If a biography is a chronological account of the life and work of its subject, Jean-Paul Sartre’s classic study of Jean Genet, Saint Genet, is far from what would be called a biography. If a biography is an attempt to understand the psychic make-up of its subject, how it was formed, and its effects on his life and work, it comes a bit closer. If, on the other hand, a biography is an attempt to understand how an individual’s life echoes certain elemental patterns growing out of key determining events, Saint Genet hits the bull’s eye.

Rather than being a study of the events of Genet’s life, Sartre’s 1952 text,  nearly universally acknowledged as a masterwork, has been reissued by the University of Minnesota Press. It is an examination of the existential forces that create the being that creates itself.

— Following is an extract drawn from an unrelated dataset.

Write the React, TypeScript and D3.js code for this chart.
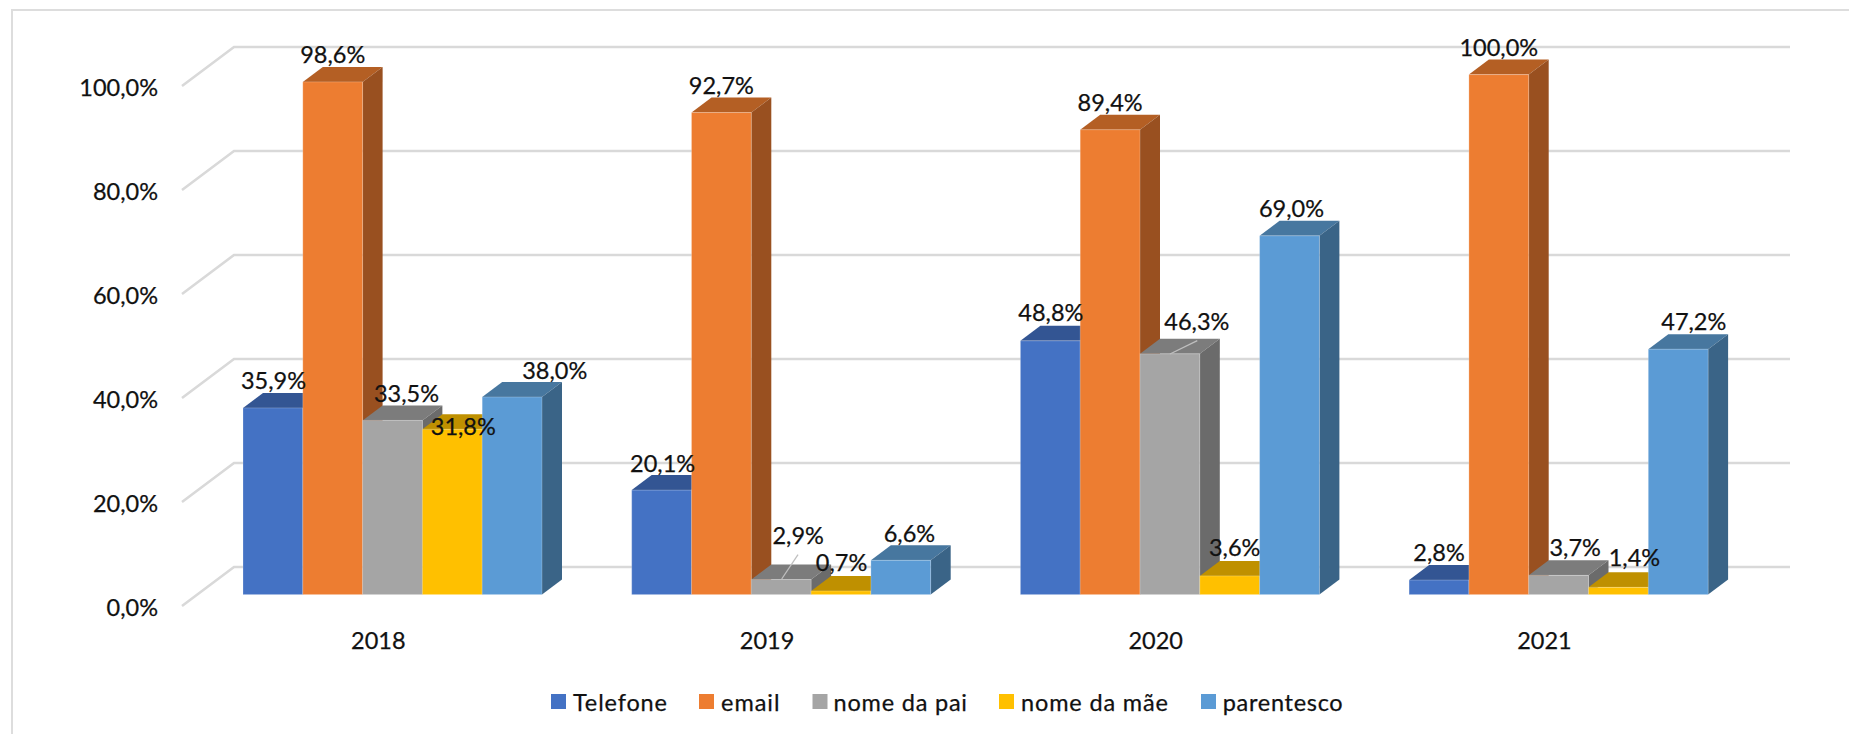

Sartre has a particular philosophical view of the world and the individual’s place in that world, and Genet becomes a kind of metaphor for that philosophical view. Branded as an outlaw as a child, Genet chooses to embrace the brand, to be the outlaw. “I decided to be what crime made of me,” he says.

Sartre’s analysis in much the pattern of his philosophical speculation points out the duality of being and doing inherent in Genet’s statement, the circularity of the relation between the two, and the impossibility of resolving its duality. “Like the mad needle of a compass, he [Genet] oscillates perpetually from act to gesture, from doing to being, from freedom to nature without ever stopping.”

The conception of Genet as saint and sinner finding the evil in beauty and the beauty in evil is on some level simply a logical extension of this ontological emphasis on duality. Not only is this true of Genet’s life, but more importantly, it is true of his writing; although, as the translator points out, Sartre’s discussion of Genet’s work doesn’t include anything published after 1952. He engages in writing, but he is contemptuous of writing. What he has written is always his last book. He has said whatever he had to say. “The rest is beyond words. I must say no more,” Sartre quotes Genet from The Miracle of the Rose.

In many respects Sartre’s application of his philosophical system to the criticism of literature is the precursor of the variety of schools of literary theory that were to dominate academic criticism in the later part of the 20th century. It is quite easy to see a book like Saint Genet as is some sense the ancestral forbear of the critics like Derrida, de Man and the like. And like their critical tomes, Saint Genet is not a book for the casual reader.

Sartre’s analyses are always subtle, challenging and carefully reasoned, but to the extent that they are inevitably tied to his philosophical perspective, they may well leave the uninitiated reader at something of a loss. This is a book that requires a good deal from the reader.

Like perhaps all of the contemporary criticism that followed in its wake, it demands a knowledge of some rather complex philosophical systems. It demands the reader’s constant attention. It demands a commitment to close reading and analysis.

To the reader who is willing to make that commitment, the book will be its own reward. To the reader willing to make the commitment, not only are there remarkable insights into Genet and his work, but there is also the privilege of tagging along on a journey with one of the great minds of the last century.